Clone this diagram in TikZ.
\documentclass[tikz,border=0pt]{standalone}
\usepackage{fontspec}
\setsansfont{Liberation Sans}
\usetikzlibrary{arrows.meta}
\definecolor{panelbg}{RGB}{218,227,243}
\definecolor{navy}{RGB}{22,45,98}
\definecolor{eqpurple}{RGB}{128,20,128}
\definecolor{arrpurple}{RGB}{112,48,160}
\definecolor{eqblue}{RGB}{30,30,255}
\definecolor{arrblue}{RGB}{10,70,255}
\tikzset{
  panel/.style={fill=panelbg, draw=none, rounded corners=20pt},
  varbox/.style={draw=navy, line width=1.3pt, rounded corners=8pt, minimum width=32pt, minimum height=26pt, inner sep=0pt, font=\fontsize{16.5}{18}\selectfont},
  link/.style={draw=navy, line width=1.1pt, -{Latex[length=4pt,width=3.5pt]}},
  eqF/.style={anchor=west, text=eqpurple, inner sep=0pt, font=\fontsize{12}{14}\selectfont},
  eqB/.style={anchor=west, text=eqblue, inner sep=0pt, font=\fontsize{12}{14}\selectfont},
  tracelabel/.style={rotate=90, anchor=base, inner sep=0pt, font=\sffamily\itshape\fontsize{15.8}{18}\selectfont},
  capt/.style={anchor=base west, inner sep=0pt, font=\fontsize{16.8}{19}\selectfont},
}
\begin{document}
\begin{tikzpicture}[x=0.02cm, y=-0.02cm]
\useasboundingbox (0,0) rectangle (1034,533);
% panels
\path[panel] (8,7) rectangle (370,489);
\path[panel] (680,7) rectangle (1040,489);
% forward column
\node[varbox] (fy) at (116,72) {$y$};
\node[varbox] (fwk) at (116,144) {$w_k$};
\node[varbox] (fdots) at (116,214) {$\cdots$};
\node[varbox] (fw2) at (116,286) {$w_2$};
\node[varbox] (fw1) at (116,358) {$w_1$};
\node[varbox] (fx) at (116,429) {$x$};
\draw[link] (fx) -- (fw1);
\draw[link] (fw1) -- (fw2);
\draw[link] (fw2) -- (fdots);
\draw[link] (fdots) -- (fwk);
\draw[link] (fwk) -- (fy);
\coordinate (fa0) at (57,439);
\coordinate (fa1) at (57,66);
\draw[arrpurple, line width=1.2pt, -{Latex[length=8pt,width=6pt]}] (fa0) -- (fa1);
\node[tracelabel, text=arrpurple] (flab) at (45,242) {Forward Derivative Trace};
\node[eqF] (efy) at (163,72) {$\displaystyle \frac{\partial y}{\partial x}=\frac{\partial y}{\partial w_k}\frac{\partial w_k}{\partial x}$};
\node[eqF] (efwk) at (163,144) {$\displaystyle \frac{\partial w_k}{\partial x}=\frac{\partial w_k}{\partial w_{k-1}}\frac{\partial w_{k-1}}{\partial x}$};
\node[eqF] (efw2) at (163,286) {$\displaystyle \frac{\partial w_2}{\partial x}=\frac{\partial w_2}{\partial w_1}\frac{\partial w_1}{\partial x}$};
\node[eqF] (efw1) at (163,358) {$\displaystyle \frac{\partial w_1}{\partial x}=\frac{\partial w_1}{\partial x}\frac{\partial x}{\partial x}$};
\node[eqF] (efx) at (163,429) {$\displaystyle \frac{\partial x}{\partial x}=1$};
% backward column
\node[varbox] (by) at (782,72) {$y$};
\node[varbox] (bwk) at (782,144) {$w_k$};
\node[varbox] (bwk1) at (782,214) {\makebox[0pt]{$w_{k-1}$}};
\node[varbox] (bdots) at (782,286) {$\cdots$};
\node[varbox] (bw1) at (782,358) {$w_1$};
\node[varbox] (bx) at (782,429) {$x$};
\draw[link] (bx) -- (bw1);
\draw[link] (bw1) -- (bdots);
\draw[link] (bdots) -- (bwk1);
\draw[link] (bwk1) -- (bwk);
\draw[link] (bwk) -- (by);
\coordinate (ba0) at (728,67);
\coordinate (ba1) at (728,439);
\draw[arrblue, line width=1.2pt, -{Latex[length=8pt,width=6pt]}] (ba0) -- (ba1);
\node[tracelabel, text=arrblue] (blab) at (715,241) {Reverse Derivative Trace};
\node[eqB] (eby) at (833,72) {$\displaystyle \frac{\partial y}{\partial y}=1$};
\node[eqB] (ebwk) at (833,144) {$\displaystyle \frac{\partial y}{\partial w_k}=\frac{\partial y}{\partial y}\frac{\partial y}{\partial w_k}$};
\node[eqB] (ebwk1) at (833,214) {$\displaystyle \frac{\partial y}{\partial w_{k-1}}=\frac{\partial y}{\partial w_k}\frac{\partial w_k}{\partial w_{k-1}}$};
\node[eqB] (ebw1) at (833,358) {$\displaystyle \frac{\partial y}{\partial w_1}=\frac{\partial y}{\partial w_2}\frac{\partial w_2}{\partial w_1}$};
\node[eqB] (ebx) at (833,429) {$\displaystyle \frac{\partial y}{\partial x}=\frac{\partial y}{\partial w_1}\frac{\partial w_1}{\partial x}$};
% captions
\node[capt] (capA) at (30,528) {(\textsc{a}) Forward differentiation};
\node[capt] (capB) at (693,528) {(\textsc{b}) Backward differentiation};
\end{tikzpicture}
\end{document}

#####

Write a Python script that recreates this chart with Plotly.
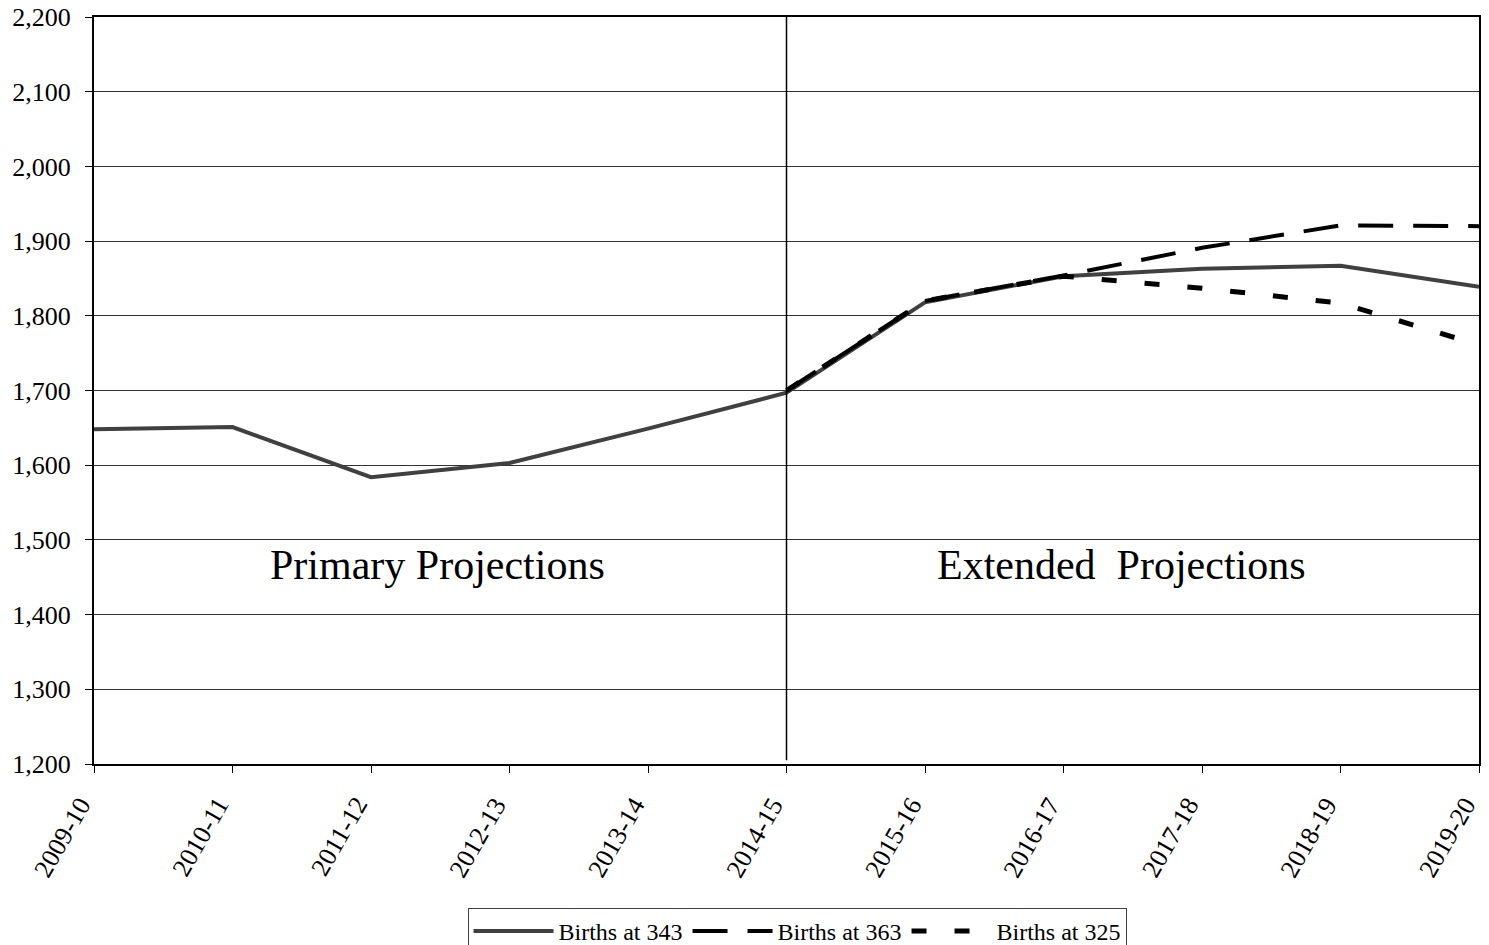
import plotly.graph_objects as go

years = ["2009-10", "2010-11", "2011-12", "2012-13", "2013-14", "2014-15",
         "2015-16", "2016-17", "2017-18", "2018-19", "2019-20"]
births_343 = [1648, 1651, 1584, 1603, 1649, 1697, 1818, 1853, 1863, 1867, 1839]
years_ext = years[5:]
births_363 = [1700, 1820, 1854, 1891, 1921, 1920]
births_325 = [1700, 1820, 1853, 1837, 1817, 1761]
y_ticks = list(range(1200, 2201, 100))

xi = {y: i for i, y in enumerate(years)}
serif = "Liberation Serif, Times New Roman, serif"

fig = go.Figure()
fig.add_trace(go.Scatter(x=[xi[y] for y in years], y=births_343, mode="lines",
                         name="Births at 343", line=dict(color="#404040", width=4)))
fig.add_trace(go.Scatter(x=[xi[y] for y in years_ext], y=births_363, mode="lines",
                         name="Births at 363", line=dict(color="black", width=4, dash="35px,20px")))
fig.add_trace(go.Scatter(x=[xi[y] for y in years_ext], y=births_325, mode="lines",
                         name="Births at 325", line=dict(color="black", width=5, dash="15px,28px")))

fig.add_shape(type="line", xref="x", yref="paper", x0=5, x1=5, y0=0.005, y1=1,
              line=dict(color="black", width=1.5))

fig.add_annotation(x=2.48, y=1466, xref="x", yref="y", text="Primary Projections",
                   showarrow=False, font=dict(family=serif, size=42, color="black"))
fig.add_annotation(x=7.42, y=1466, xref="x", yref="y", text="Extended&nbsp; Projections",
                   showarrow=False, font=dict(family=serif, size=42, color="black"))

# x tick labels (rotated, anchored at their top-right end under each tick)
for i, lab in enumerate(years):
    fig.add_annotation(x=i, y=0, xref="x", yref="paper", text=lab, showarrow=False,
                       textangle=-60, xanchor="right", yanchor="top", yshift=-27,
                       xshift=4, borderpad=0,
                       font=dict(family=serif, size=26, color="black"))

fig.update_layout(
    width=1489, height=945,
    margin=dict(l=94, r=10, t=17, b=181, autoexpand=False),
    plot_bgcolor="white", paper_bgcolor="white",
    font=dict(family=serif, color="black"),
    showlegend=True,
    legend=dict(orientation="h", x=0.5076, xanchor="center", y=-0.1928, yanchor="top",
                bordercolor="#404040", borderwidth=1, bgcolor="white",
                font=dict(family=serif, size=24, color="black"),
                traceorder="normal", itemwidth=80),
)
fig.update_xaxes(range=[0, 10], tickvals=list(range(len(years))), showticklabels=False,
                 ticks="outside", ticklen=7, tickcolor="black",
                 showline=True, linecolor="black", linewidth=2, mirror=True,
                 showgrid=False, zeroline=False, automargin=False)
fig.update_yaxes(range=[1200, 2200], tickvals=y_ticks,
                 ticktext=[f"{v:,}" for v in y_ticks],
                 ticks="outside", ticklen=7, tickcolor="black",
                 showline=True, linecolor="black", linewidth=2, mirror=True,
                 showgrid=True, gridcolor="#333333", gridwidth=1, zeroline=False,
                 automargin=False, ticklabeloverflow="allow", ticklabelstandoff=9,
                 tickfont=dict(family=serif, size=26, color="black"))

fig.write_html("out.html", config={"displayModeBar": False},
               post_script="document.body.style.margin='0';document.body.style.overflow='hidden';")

#####

The first line to copy holds "Write a Python", and the last holds "Serif, Times New". Copy them and the lines between exactly, leaving out pictures.

Write a Python script that recreates this chart with Plotly.
import plotly.graph_objects as go

years = ["2009-10", "2010-11", "2011-12", "2012-13", "2013-14", "2014-15",
         "2015-16", "2016-17", "2017-18", "2018-19", "2019-20"]
births_343 = [1648, 1651, 1584, 1603, 1649, 1697, 1818, 1853, 1863, 1867, 1839]
years_ext = years[5:]
births_363 = [1700, 1820, 1854, 1891, 1921, 1920]
births_325 = [1700, 1820, 1853, 1837, 1817, 1761]
y_ticks = list(range(1200, 2201, 100))

xi = {y: i for i, y in enumerate(years)}
serif = "Liberation Serif, Times New Roman, serif"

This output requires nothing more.